Lieu de toutes les innovations, le madrigal est le genre poétique et musical privilégié des avant- gardes de la fin de la Renaissance. Il se prête aux ambitions de la seconda pratica, dont l’enjeu est de capter musicalement chaque nuance d’émotion du poème. Le figuralisme qui y fait autorité induit toutes les formes de libertés mélodique, rythmique et harmonique, et se traduit par un goût généralisé pour la dramatisation du discours musical.
Ses principaux représentants sont connus : Claudio Monteverdi, Luca Marenzio, Carlo Gesualdo…

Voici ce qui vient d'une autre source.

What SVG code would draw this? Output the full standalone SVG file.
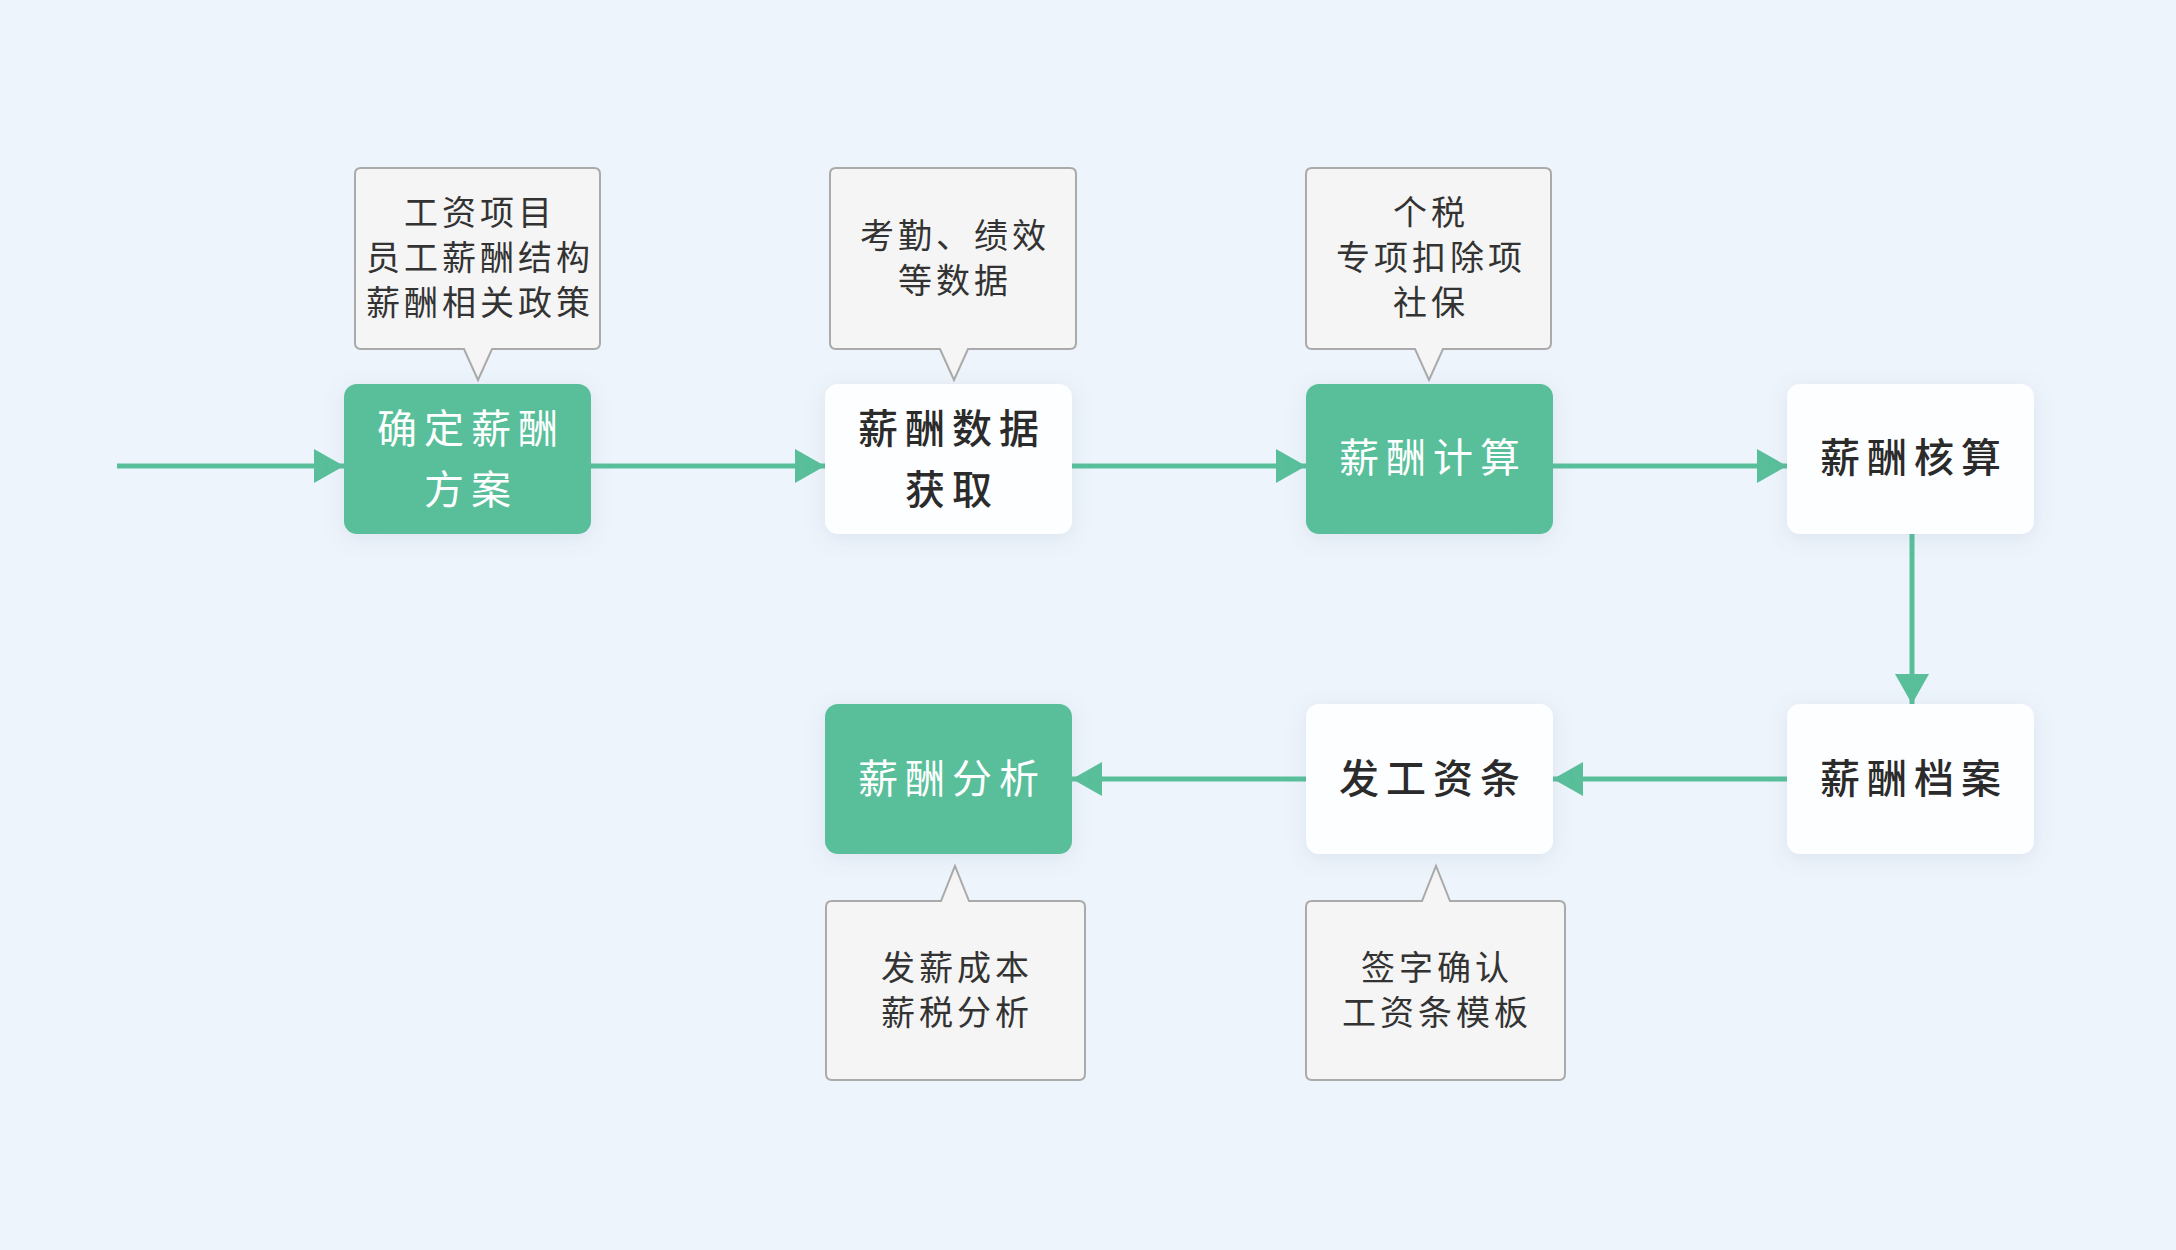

La musique de ce dernier est immédiatement reconnaissable par son recours à un chromatisme exacerbé que l’on a considéré de façon un peu appuyée comme le témoignage direct des drames de sa vie. Or, Gesualdo n’était peut-être pas si isolé artistiquement que l’on a pu le fantasmer. Le mythe du créateur solitaire en proie à la folie jusqu’au plus profond de son art semble l’avoir emporté sur l’étude de l’environnement musical du prince de Venosa. En effet, dans le sud de la péninsule italienne, plusieurs compositeurs de l’entourage de Gesualdo soulignaient eux aussi les tensions et les oppositions de sens des poèmes par des procédés jugés extravagants. La musicologie récente pose de plus en plus la question de l’école napolitano-sicilienne : était-elle exclusivement composée de suiveurs de Gesualdo comme on l’imaginait jusqu’à présent ou, au contraire, de ses disciples, voire pour certains de ses maîtres ?

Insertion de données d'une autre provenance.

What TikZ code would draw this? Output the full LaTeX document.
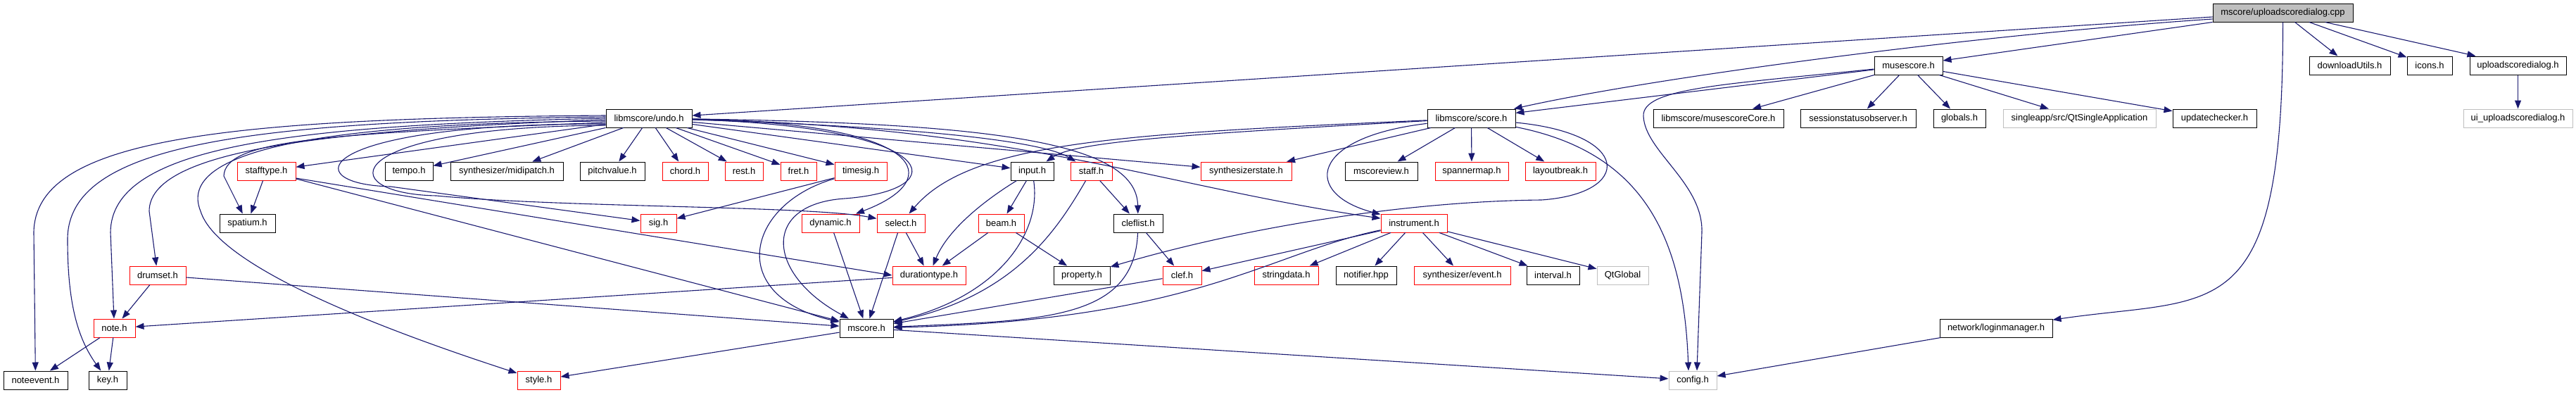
\documentclass[tikz,border=0pt]{standalone}
\usepackage{fontspec}
\setmainfont{Liberation Sans}
\usepackage{tikz}
\usetikzlibrary{arrows.meta}
\definecolor{edgeblue}{RGB}{25,25,112}
\definecolor{extgrey}{RGB}{191,191,191}

\begin{document}
\begin{tikzpicture}[x=1pt, y=-1pt,
    hdr/.style={draw=black, fill=white, rectangle, line width=1pt, minimum height=26, inner sep=0pt,
        font=\fontsize{13}{15}\selectfont},
    hdrred/.style={hdr, draw=red},
    hdrext/.style={hdr, draw=extgrey},
    hdrroot/.style={hdr, fill=extgrey},
    incl/.style={draw=edgeblue, line width=1.1pt, -{Triangle[length=12pt, width=9pt]}}]
    \useasboundingbox (0,0) rectangle (3660,560);

    % Source file
    \node[hdrroot, minimum width=199] (cpp) at (3243.5, 18) {mscore/uploadscoredialog.cpp};

    % Row 1
    \node[hdr, minimum width=97] (musescore) at (2711.5, 93) {musescore.h};
    \node[hdr, minimum width=115] (downloadutils) at (3338.5, 93) {downloadUtils.h};
    \node[hdr, minimum width=64] (icons) at (3452, 93) {icons.h};
    \node[hdr, minimum width=137] (uploaddlg) at (3577.5, 93) {uploadscoredialog.h};

    % Row 2
    \node[hdr, minimum width=122] (undo) at (922, 168) {libmscore/undo.h};
    \node[hdr, minimum width=125] (score) at (2090.5, 168) {libmscore/score.h};
    \node[hdr, minimum width=185] (musecore) at (2441.5, 168) {libmscore/musescoreCore.h};
    \node[hdr, minimum width=164] (session) at (2640, 168) {sessionstatusobserver.h};
    \node[hdr, minimum width=74] (globals) at (2784, 168) {globals.h};
    \node[hdrext, minimum width=217] (singleapp) at (2954.5, 168) {singleapp/src/QtSingleApplication};
    \node[hdr, minimum width=119] (updatechk) at (3146.5, 168) {updatechecker.h};
    \node[hdrext, minimum width=155] (uiupload) at (3577.5, 168) {ui\_uploadscoredialog.h};

    % Row 3
    \node[hdrred, minimum width=83] (stafftype) at (378.5, 243) {stafftype.h};
    \node[hdr, minimum width=68] (tempo) at (581, 243) {tempo.h};
    \node[hdr, minimum width=160] (midipatch) at (720, 243) {synthesizer/midipatch.h};
    \node[hdr, minimum width=92] (pitchvalue) at (870, 243) {pitchvalue.h};
    \node[hdrred, minimum width=65] (chord) at (973.5, 243) {chord.h};
    \node[hdrred, minimum width=54] (rest) at (1057, 243) {rest.h};
    \node[hdrred, minimum width=51] (fret) at (1134.5, 243) {fret.h};
    \node[hdrred, minimum width=74] (timesig) at (1223, 243) {timesig.h};
    \node[hdr, minimum width=61] (input) at (1466.5, 243) {input.h};
    \node[hdrred, minimum width=59] (staff) at (1550.5, 243) {staff.h};
    \node[hdrred, minimum width=129] (synthstate) at (1770.5, 243) {synthesizerstate.h};
    \node[hdr, minimum width=103] (mscoreview) at (1962.5, 243) {mscoreview.h};
    \node[hdrred, minimum width=104] (spannermap) at (2091, 243) {spannermap.h};
    \node[hdrred, minimum width=100] (layoutbreak) at (2217, 243) {layoutbreak.h};

    % Row 4
    \node[hdr, minimum width=79] (spatium) at (351.5, 317) {spatium.h};
    \node[hdrred, minimum width=51] (sig) at (935.5, 317) {sig.h};
    \node[hdrred, minimum width=82] (dynamic) at (1180, 317) {dynamic.h};
    \node[hdrred, minimum width=68] (select) at (1280, 317) {select.h};
    \node[hdrred, minimum width=65] (beam) at (1422.5, 317) {beam.h};
    \node[hdr, minimum width=70] (cleflist) at (1617, 317) {cleflist.h};
    \node[hdrred, minimum width=94] (instrument) at (2009, 317) {instrument.h};

    % Row 5
    \node[hdrred, minimum width=80] (drumset) at (224, 391) {drumset.h};
    \node[hdrred, minimum width=104] (durationtype) at (1320, 391) {durationtype.h};
    \node[hdr, minimum width=80] (property) at (1537, 391) {property.h};
    \node[hdrred, minimum width=55] (clef) at (1679.5, 391) {clef.h};
    \node[hdrred, minimum width=91] (stringdata) at (1827.5, 391) {stringdata.h};
    \node[hdr, minimum width=86] (notifier) at (1941, 391) {notifier.hpp};
    \node[hdrred, minimum width=137] (event) at (2077.5, 391) {synthesizer/event.h};
    \node[hdr, minimum width=75] (interval) at (2206.5, 391) {interval.h};
    \node[hdrext, minimum width=73] (qtglobal) at (2305.5, 391) {QtGlobal};

    % Row 6
    \node[hdrred, minimum width=59] (note) at (162.5, 466) {note.h};
    \node[hdr, minimum width=76] (mscore) at (1231, 466) {mscore.h};
    \node[hdr, minimum width=160] (loginmgr) at (2836, 466) {network/loginmanager.h};

    % Row 7
    \node[hdr, minimum width=91] (noteevent) at (50.5, 540) {noteevent.h};
    \node[hdr, minimum width=54] (key) at (153, 540) {key.h};
    \node[hdrred, minimum width=61] (style) at (765.5, 540) {style.h};
    \node[hdrext, minimum width=68] (config) at (2405, 540) {config.h};

    % uploadscoredialog.cpp
    \draw[incl] ([yshift=-6pt]cpp.west) -- (undo);
    \draw[incl] ([yshift=-9pt]cpp.west) .. controls (2800,50) and (2350,110) .. (score);
    \draw[incl] (cpp.south west) -- (musescore);
    \draw[incl] (cpp) -- (downloadutils);
    \draw[incl] (cpp) -- (icons);
    \draw[incl] (cpp) -- (uploaddlg);
    \draw[incl] (cpp) .. controls (3244,470) and (3150,420) .. (loginmgr);
    \draw[incl] (uploaddlg) -- (uiupload);

    % musescore.h
    \draw[incl] (musescore) -- (score);
    \draw[incl] (musescore) -- (musecore);
    \draw[incl] (musescore) -- (session);
    \draw[incl] (musescore) -- (globals);
    \draw[incl] (musescore) -- (singleapp);
    \draw[incl] (musescore) -- (updatechk);
    \draw[incl] (musescore) .. controls (2450,120) and (2333,125) .. (2335,165)
        .. controls (2337,215) and (2420,260) .. (2418,330) -- ([xshift=6pt]config.north);

    % libmscore/undo.h
    \draw[incl] (undo) -- (stafftype);
    \draw[incl] (undo) -- (tempo);
    \draw[incl] (undo) -- (midipatch);
    \draw[incl] (undo) -- (pitchvalue);
    \draw[incl] (undo) -- (chord);
    \draw[incl] (undo) -- (rest);
    \draw[incl] (undo) -- (fret);
    \draw[incl] (undo) -- (timesig);
    \draw[incl] (undo) -- (input);
    \draw[incl] (undo) .. controls (1300,180) and (1480,200) .. (staff);
    \draw[incl] (undo) -- (synthstate);
    \draw[incl] (undo) .. controls (1400,175) and (1615,200) .. (cleflist);
    \draw[incl] (undo) .. controls (1450,180) and (1650,265) .. (instrument);
    \draw[incl] (undo) .. controls (1320,175) and (1345,255) .. (dynamic);
    \draw[incl] (undo) .. controls (1340,180) and (1360,270) .. (1200,282)
        .. controls (1080,290) and (1090,390) .. (mscore);
    \draw[incl] ([yshift=4pt]undo.west) .. controls (300,168) and (50,200) .. (48,330) -- (noteevent);
    \draw[incl] ([yshift=2pt]undo.west) .. controls (350,172) and (96,205) .. (96,340)
        .. controls (96,430) and (110,480) .. (key);
    \draw[incl] (undo.west) .. controls (400,178) and (158,210) .. (157,330) -- (note);
    \draw[incl] ([yshift=-2pt]undo.west) .. controls (450,185) and (212,215) .. (212,300) -- (drumset);
    \draw[incl] ([yshift=-4pt]undo.west) .. controls (450,175) and (250,215) .. (285,300)
        .. controls (310,380) and (550,470) .. (style);
    \draw[incl] ([yshift=-6pt]undo.west) .. controls (450,190) and (320,200) .. (318,250) -- (spatium);
    \draw[incl] ([yshift=-8pt]undo.west) .. controls (440,175) and (420,262) .. (555,265) -- (sig);
    \draw[incl] ([yshift=-10pt]undo.west) .. controls (480,180) and (470,275) .. (620,278)
        .. controls (800,295) and (1150,292) .. (select);

    % libmscore/score.h
    \draw[incl] (score) .. controls (1700,190) and (1530,200) .. (input);
    \draw[incl] (score) .. controls (1600,190) and (1380,200) .. (select);
    \draw[incl] (score) -- (synthstate);
    \draw[incl] (score) -- (mscoreview);
    \draw[incl] (score) -- (spannermap);
    \draw[incl] (score) -- (layoutbreak);
    \draw[incl] (score) .. controls (1860,195) and (1850,275) .. (instrument);
    \draw[incl] (score) .. controls (2320,190) and (2320,275) .. (2190,284)
        .. controls (1990,286) and (1760,325) .. (property);
    \draw[incl] (score) .. controls (2330,215) and (2392,330) .. ([xshift=-6pt]config.north);

    % instrument.h
    \draw[incl] (instrument) -- (clef);
    \draw[incl] (instrument) .. controls (1800,360) and (1700,455) .. (mscore);
    \draw[incl] (instrument) -- (stringdata);
    \draw[incl] (instrument) -- (notifier);
    \draw[incl] (instrument) -- (event);
    \draw[incl] (instrument) -- (interval);
    \draw[incl] (instrument) -- (qtglobal);

    % stafftype.h, timesig.h
    \draw[incl] (stafftype) -- (spatium);
    \draw[incl] ([yshift=-10pt]stafftype.east) -- (durationtype.west);
    \draw[incl] (stafftype) -- (mscore);
    \draw[incl] (timesig) -- (sig);
    \draw[incl] (timesig) .. controls (1060,290) and (1030,420) .. (mscore);

    % input.h, staff.h, cleflist.h
    \draw[incl] (input) -- (beam);
    \draw[incl] (input) .. controls (1390,290) and (1345,330) .. (durationtype);
    \draw[incl] (input) .. controls (1480,330) and (1420,420) .. (mscore);
    \draw[incl] (staff) -- (cleflist);
    \draw[incl] (staff) .. controls (1500,330) and (1440,420) .. (mscore);
    \draw[incl] (cleflist) -- (clef);
    \draw[incl] (cleflist) .. controls (1612,455) and (1480,455) .. (mscore);
    \draw[incl] (clef) -- (mscore);

    % select.h, beam.h, dynamic.h
    \draw[incl] (select) -- (durationtype);
    \draw[incl] (select) -- (mscore);
    \draw[incl] (beam) -- (durationtype);
    \draw[incl] (beam) -- (property);
    \draw[incl] (dynamic) -- (mscore);

    % lower rows
    \draw[incl] (durationtype) -- (note);
    \draw[incl] (drumset) -- (note);
    \draw[incl] (drumset) -- (mscore);
    \draw[incl] (note) -- (noteevent);
    \draw[incl] (note) -- (key);
    \draw[incl] (mscore) -- (style);
    \draw[incl] (mscore) -- (config);
    \draw[incl] (loginmgr) -- (config);

\end{tikzpicture}
\end{document}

Leurs noms n’évoquent pas encore grand-chose aux mélomanes contemporains : Giovanni de Macque, Scipione Lacorcia, Pomponio Nenna, Hettorre della Marra, Ascanio Maione… On connait davantage dans les générations suivantes quelques continuateurs de ce style, comme Sigismondo d’India et Michelangelo Rossi, dont les madrigaux aux dissonances extrêmes constituent le chant du cygne de ce genre. Recherches et éditions de nombreuses œuvres inédites de ces auteurs, sont au cœur de l’élaboration du programme qui présentera une sélection de ces lectures.
Les Cris de Paris proposent une immersion dans cette avant-garde italienne mise en mouvement par Niccolò Vicentino, aux côtés de Francesca Verunelli, née en 1979.
Cette dernière, en s’emparant à son tour des possibilités harmoniques offertes par la division de l’octave en 31 intervalles, réveille le fantôme visionnaire de Vicentino à travers l’alternance de madrigaux anciens, interprétés dans une situation frontale classique, et une composition immersive, faite de transitions, de développements, de tissages entre les pièces du passé, pour laquelle les chanteurs, séparés les uns des autres et privés de leurs habitudes de perception, reproduisent à l’aide de casques des échelles de hauteurs inhabituelles.
Avec Strana armonia, Les Cris de Paris éprouvent une nouvelle fois comment le geste artistique contemporain permet de recevoir les œuvres du passé dans un contexte affranchi du poids de la tradition.